Bruno Vijverman looks back at a time when not only were cars objects of wonder, but the buildings that housed them.
On my first trip to Tokyo, one of the must-visit locations would probably not have made much sense to the typical tourist, but it did to me, being not only a car lover but in particular a brochure collector: Toyota Amlux.
This huge flagship showroom, housed in an equally impressive building, showcased all Toyota’s cars over six floors. Each one employed a different
theme- for instance there was a floor with only SUV’s and one containing luxury cars.
It was always relatively easy to obtain brochures at car dealerships in Japan, but at Amlux – where you could not buy a car anyway, so it was devoid of nosy salesmen- you simply walked up to one of the immaculately dressed young ladies at the counter and asked for any brochure you wanted.
Your brochure was then inserted into an Amlux branded envelope and handed to you, there seemingly being no limit to the amount of brochures you could have. Naturally, I repeated this ritual shamelessly on all floors.
You will notice I speak of Amlux in the past tense, as unfortunately it was closed in 2014.

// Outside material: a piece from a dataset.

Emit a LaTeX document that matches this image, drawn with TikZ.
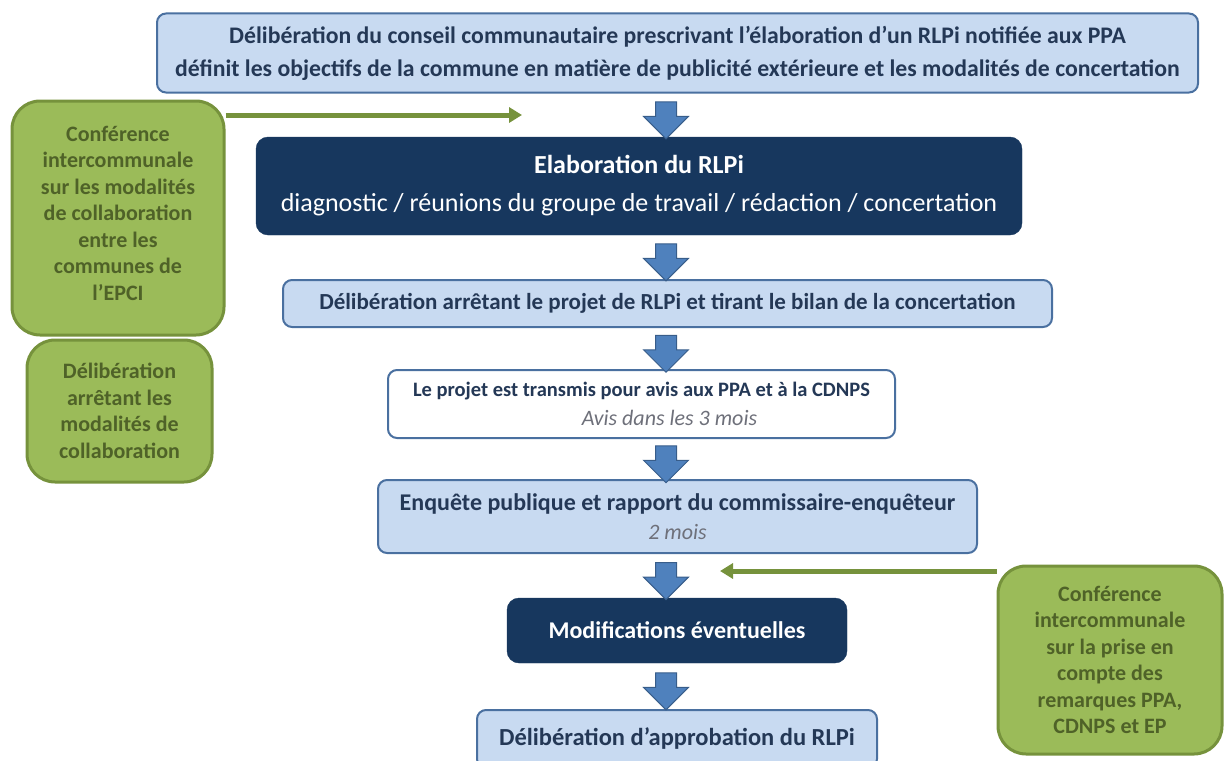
\documentclass[tikz,border=0pt]{standalone}
\usepackage{fontspec}
\setmainfont{Carlito}
\usepackage{xcolor}
\usetikzlibrary{arrows.meta,positioning,shapes.arrows}
\definecolor{boxfill}{RGB}{200,218,241}
\definecolor{boxline}{RGB}{74,112,160}
\definecolor{boxtext}{RGB}{36,56,86}
\definecolor{navy}{RGB}{23,55,94}
\definecolor{greenfill}{RGB}{155,187,89}
\definecolor{greenline}{RGB}{118,146,60}
\definecolor{greentext}{RGB}{79,98,40}
\definecolor{arrowfill}{RGB}{79,129,189}
\definecolor{arrowline}{RGB}{56,93,138}
\definecolor{delay}{RGB}{110,112,122}
\tikzset{%
	lightbox/.style  = {draw=boxline, fill=boxfill, line width=2pt, rounded corners=9pt, text=boxtext, align=center, inner sep=0pt, font=\bfseries\fontsize{22}{33}\selectfont},
	whitebox/.style  = {lightbox, fill=white},
	darkbox/.style   = {draw=navy, fill=navy, rounded corners=12pt, text=white, align=center, inner sep=0pt},
	greenbox/.style  = {draw=greenline, fill=greenfill, line width=3pt, rounded corners=28pt, text=greentext, align=center, inner sep=0pt, font=\bfseries\fontsize{22}{26.5}\selectfont},
	downarrow/.style = {single arrow, shape border rotate=270, fill=arrowfill, draw=arrowline, line width=1pt, inner sep=10pt, single arrow head extend=12pt, minimum height=37pt},
	greenarrow/.style= {draw=greenline, line width=5pt, -{Triangle[length=13pt,width=15pt]}},
}
\newcommand{\delai}[1]{{\mdseries\itshape\color{delay}\fontsize{22}{29}\selectfont #1}}

\begin{document}
\begin{tikzpicture}[x=1pt,y=-1pt]
	\useasboundingbox (0,0) rectangle (1225,760);
	\coordinate (axis) at (666,0);
	
	\node[lightbox, minimum width=1041, minimum height=79, font=\bfseries\fontsize{23.75}{33}\selectfont] (prescr) at (677.5,53) {Délibération du conseil communautaire prescrivant l’élaboration d’un RLPi notifiée aux PPA\\ définit les objectifs de la commune en matière de publicité extérieure et les modalités de concertation};
	\node[darkbox, minimum width=766, minimum height=98, font=\fontsize{26}{38}\selectfont] (elab) at (639,186) {{\bfseries Elaboration du RLPi}\\ diagnostic / réunions du groupe de travail / rédaction / concertation};
	\node[lightbox, minimum width=769, minimum height=47, font=\bfseries\fontsize{23}{29}\selectfont] (arret) at (667.5,303.5) {Délibération arrêtant le projet de RLPi et tirant le bilan de la concertation};
	\node[whitebox, minimum width=507, minimum height=68, font=\bfseries\fontsize{20.5}{29}\selectfont] (transm) at (641.5,404) {Le projet est transmis pour avis aux PPA et à la CDNPS\\ \delai{\hspace{56pt}Avis dans les 3 mois}};
	\node[lightbox, minimum width=599, minimum height=73, font=\bfseries\fontsize{24}{29}\selectfont] (enquete) at (677.5,516.5) {Enquête publique et rapport du commissaire-enquêteur\\ \delai{2 mois}};
	\node[darkbox, minimum width=340, minimum height=65, font=\bfseries\fontsize{24}{29}\selectfont] (modif) at (677,630.5) {Modifications éventuelles};
	\node[lightbox, minimum width=400, minimum height=58, font=\bfseries\fontsize{24.5}{29}\selectfont] (approb) at (677,739) {Délibération d’approbation du RLPi};
	
	\node[greenbox, minimum width=212, minimum height=234] (conf1) at (118,218) {Conférence\\intercommunale\\sur les modalités\\de collaboration\\entre les\\communes de\\l’EPCI\\[-16.5pt]};
	\node[greenbox, minimum width=185, minimum height=142] (modal) at (119.5,411) {Délibération\\arrêtant les\\modalités de\\collaboration};
	\node[greenbox, minimum width=224, minimum height=188] (conf2) at (1110,660) {Conférence\\intercommunale\\sur la prise en\\compte des\\remarques PPA,\\CDNPS et EP};
	
	% fleches entre les etapes
	\path (prescr.south -| axis) -- (elab.north -| axis) node[midway, downarrow] (f1) {};
	\path (elab.south -| axis) -- (arret.north -| axis) node[midway, downarrow] (f2) {};
	\path (arret.south -| axis) -- (transm.north -| axis) node[midway, downarrow] (f3) {};
	\path (transm.south -| axis) -- (enquete.north -| axis) node[midway, downarrow] (f4) {};
	\path (enquete.south -| axis) -- (modif.north -| axis) node[midway, downarrow] (f5) {};
	\path (modif.south -| axis) -- (approb.north -| axis) node[midway, downarrow] (f6) {};
	
	\coordinate (versprojet) at (522,115);
	\coordinate (versmodif) at (720,571);
	\draw[greenarrow] (conf1.east |- versprojet) -- (versprojet);
	\draw[greenarrow] (conf2.west |- versmodif) -- (versmodif);
\end{tikzpicture}
\end{document}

Predating Amlux by six decades was another large flagship showroom, this one from Citroën. And no, it is not the Grand Magasin on 42 Champs-Elysées (named “C42” these days). However impressive 42 Champs Elysées may be there once was an even grander one on 32-34 Rue Marbeuf, a side street off the Champs-Elysées. Its name was – granted, not very original – Garage Marbeuf.
Like Amlux, it had six floors and was large enough to show the entire range of vehicles on offer. The almost twenty meter high facade was made up of eighteen huge glass panes offering an unobstructed view of the cars and the lovely art deco cutout-shape of the floors. At first glance it may have looked like a fancy parking garage but it really was a showroom.
Of course, a building like this in a prestigious location doesn’t come cheap, which is where Maurice Bunau-Varilla came in. Bunau-Varilla was the main shareholder of one of the best known French newspapers, Le Matin. He was also one of the people who believed in André Citroën and his grand ideas to change the European car manufacturing landscape forever. He lent Citroën considerable amounts of money, becoming a shareholder in the company. In return, Citroën gave Bunau-Varilla the concession rights to open and run a dealership right in the heart of Paris.
Bunau-Varilla ordered the famous architect Albert Laprade and his partner Louis-Emile Bazin to design and build the new showroom. Construction was started in 1928 and the design fitted right in with the Citroën style of marketing in those heady days, perhaps most memorably expressed by the emblazoning of the Citroën name on the Eiffel Tower with over 250,000 lightbulbs.
The showroom was finished in 1929; hardly ideal timing as a worldwide recession would soon hit the world economies hard. Indeed, in 1934 Citroën went bankrupt. Not just because of the financial crisis but also because of Citroën’s rivalry with Renault and the lengthy and costly development of the Traction Avant that had crippled the company and arguably also its boss. Fortunately, Michelin stepped in and saved the company.
As a result, Garage Marbeuf was closed and converted into a combined cinema and parking garage. During the second world war the building was confiscated by the German army. After the war, Marbeuf was -like many other sites in France – worse for wear after four years of occupation. In 1952 only the cinema downstairs remained but the rest of the once magnificent building was torn down.
Today, there is a structure with a large atrium in its place that also features a glass facade. But it is only a shadow of its former self, but much as when a beautiful painting is removed after gracing a room for decades, the outline of its frame can still be seen on the wall.